Look at the centroids (black) and the assigned patterns (grey).

old.par <- par(mar=c(0,2,0,0), mfrow=c(3,1))
for(i in 1:3) {
  plot(cl$centers[i,], type="l", ylim = c(-5,20))
  for(j in sample(which(cl$cluster==i), 50)) lines(y.window[j,], col="gray")
  lines(cl$centers[i,], lwd=2)
}

par(old.par)

try 5 clusters instead

cl <- kmeans(y.window, centers = 5, nstart = 10)
## Warning: Quick-TRANSfer stage steps exceeded maximum (= 569600)

## Warning: Quick-TRANSfer stage steps exceeded maximum (= 569600)

## Warning: Quick-TRANSfer stage steps exceeded maximum (= 569600)

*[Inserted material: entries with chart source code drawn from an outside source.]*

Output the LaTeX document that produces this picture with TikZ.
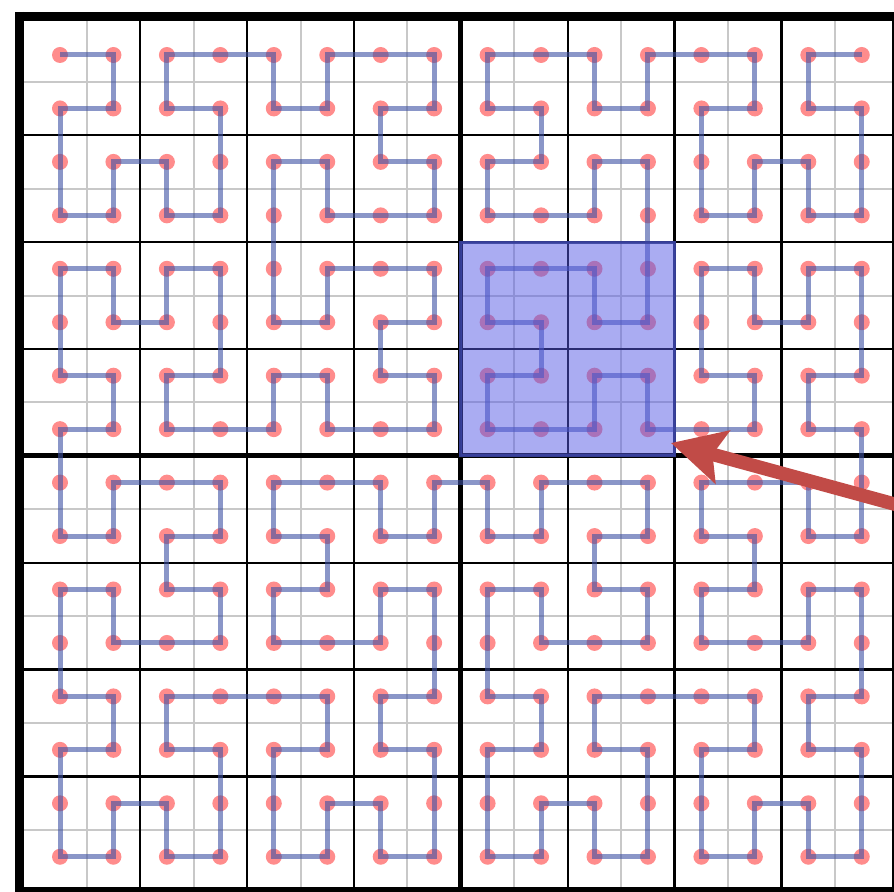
\documentclass[tikz,border=0pt]{standalone}
\usepackage{tikz}
\usetikzlibrary{arrows.meta,lindenmayersystems}
\definecolor{gridgrey}  {HTML}{C8C8C8}
\definecolor{curveblue} {HTML}{3C50A3}
\definecolor{blockfill} {HTML}{5559E5}
\definecolor{blockedge} {HTML}{3A43A0}
\definecolor{arrowred}  {HTML}{C14B47}
\pgfdeclarelindenmayersystem{Hilbert curve}{
  \rule{L -> +RF-LFL-FR+}
  \rule{R -> -LF+RFR+FL-}}
\tikzset{
  frame/.style   ={draw=black, line width=4.5pt},
  cellline/.style={draw=black, line width=1.25pt},
  midline/.style ={draw=black, line width=2.5pt},
  subline/.style ={draw=gridgrey, line width=1pt},
  hdot/.style    ={fill=red, fill opacity=0.45},
  curve/.style   ={draw=curveblue, draw opacity=0.6, line width=2.5pt},
  block/.style   ={fill=blockfill, fill opacity=0.5, draw=blockedge,
                   draw opacity=0.9, line width=1.5pt},
  pointer/.style ={draw=arrowred, line width=6.75pt,
                   -{Stealth[length=26.5pt, width=27pt, inset=5pt]}}
}
\begin{document}
\begin{tikzpicture}[x=0.5pt, y=-0.5pt]
\useasboundingbox (0,0) rectangle (894,892);
\clip (0,0) rectangle (894,892);

\foreach \k in {1,3,...,15}
  \draw[subline] ({33.3+53.45*\k},16.5) -- ({33.3+53.45*\k},892)
                 (19.5,{28.3+53.45*\k}) -- (894,{28.3+53.45*\k});
\foreach \k in {2,4,6,10,12,14}
  \draw[cellline] ({33.3+53.45*\k},16.5) -- ({33.3+53.45*\k},892)
                  (19.5,{28.3+53.45*\k}) -- (894,{28.3+53.45*\k});
\draw[midline] (460.9,16.5) -- (460.9,892) (19.5,455.9) -- (894,455.9);

\draw[frame] (15,16.5) -- (894,16.5) (19.5,12) -- (19.5,892)
             (15,891) -- (894,891) (896.5,12) -- (896.5,892);

\foreach \i in {0,...,15}
  \foreach \j in {0,...,15}
    \fill[hdot] ({60+53.45*\i},{55+53.45*\j}) circle (8);

\draw[curve, shift={(60,55)}, lindenmayer system={Hilbert curve, axiom=R,
      order=4, step=26.725pt, angle=90}] (0,0) lindenmayer system;

\coordinate (blockNW) at (460.9,242.1);
\coordinate (blockSE) at (674.7,455.9);
\draw[block] (blockNW) rectangle (blockSE);

\coordinate (pointerTail) at (960,522);
\coordinate (pointerTip) at (671,443);
\draw[pointer] (pointerTail) -- (pointerTip);
\end{tikzpicture}
\end{document}
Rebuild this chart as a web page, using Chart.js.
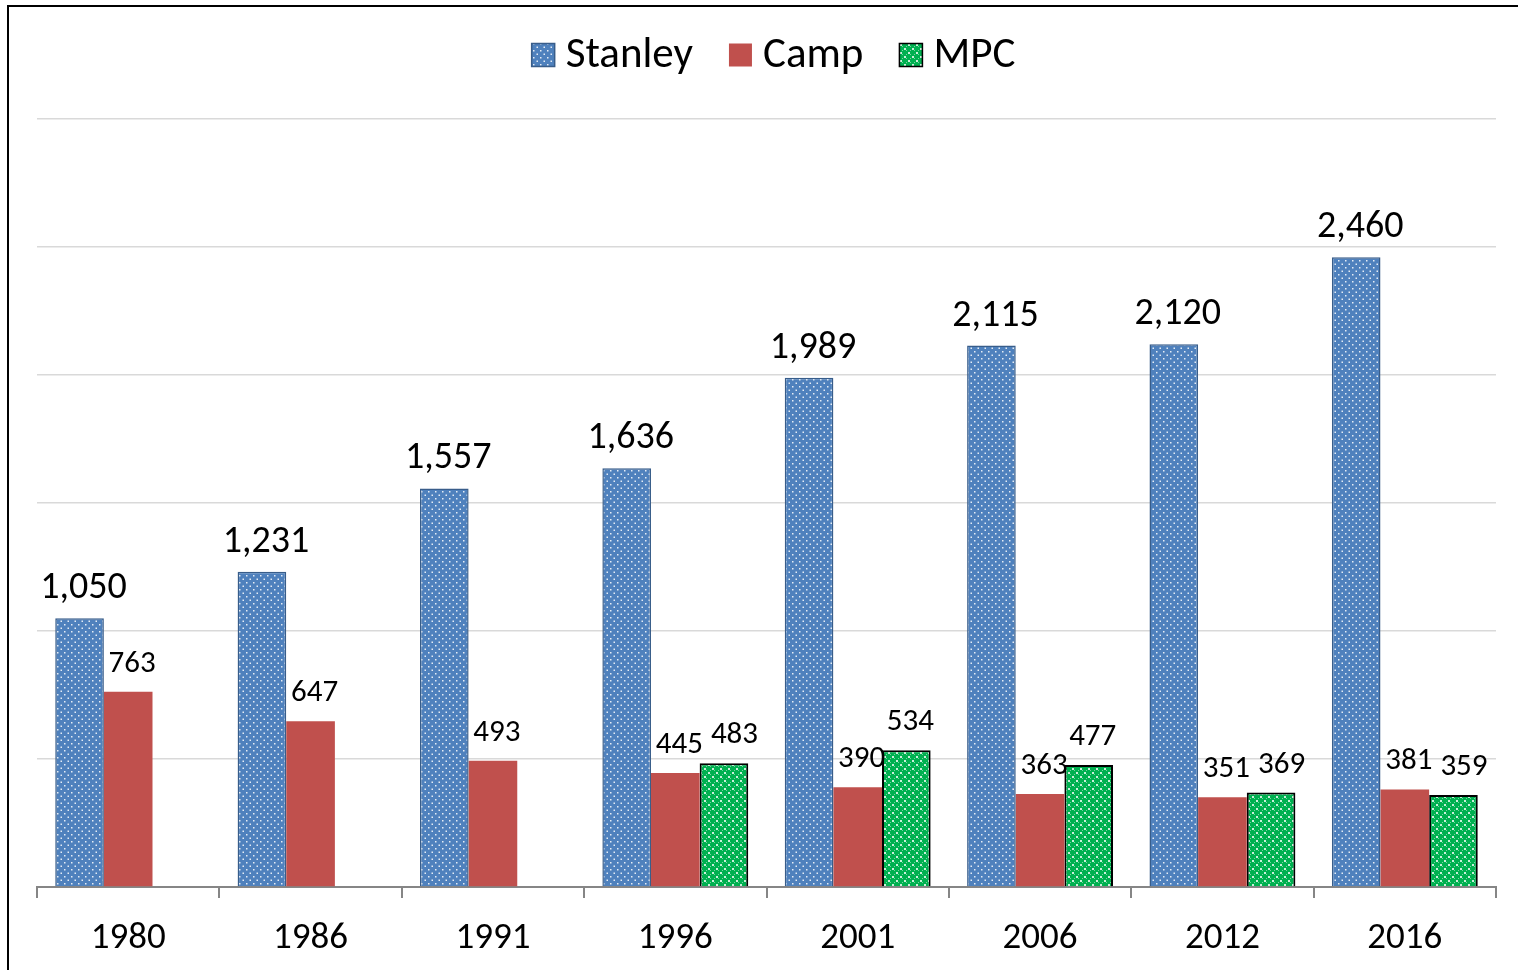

## Warning: Quick-TRANSfer stage steps exceeded maximum (= 569600)
old.par <- par(mar=c(0,2,0,0), mfrow=c(5,1))
for(i in 1:5) {
  plot(cl$centers[i,], type="l", ylim = c(-5,20))
  for(j in sample(which(cl$cluster==i), 50)) lines(y.window[j,], col="gray")
  lines(cl$centers[i,], lwd=2)
}

par(old.par)

Conclusion: Subsequence clustering does not work this way. The clustering just discretizes the signal into k evenly spaced positions where a mixture of all three patterns has their peak. We would need to replace the moving window identifying the begining and the end of the patterns that we want to cluster.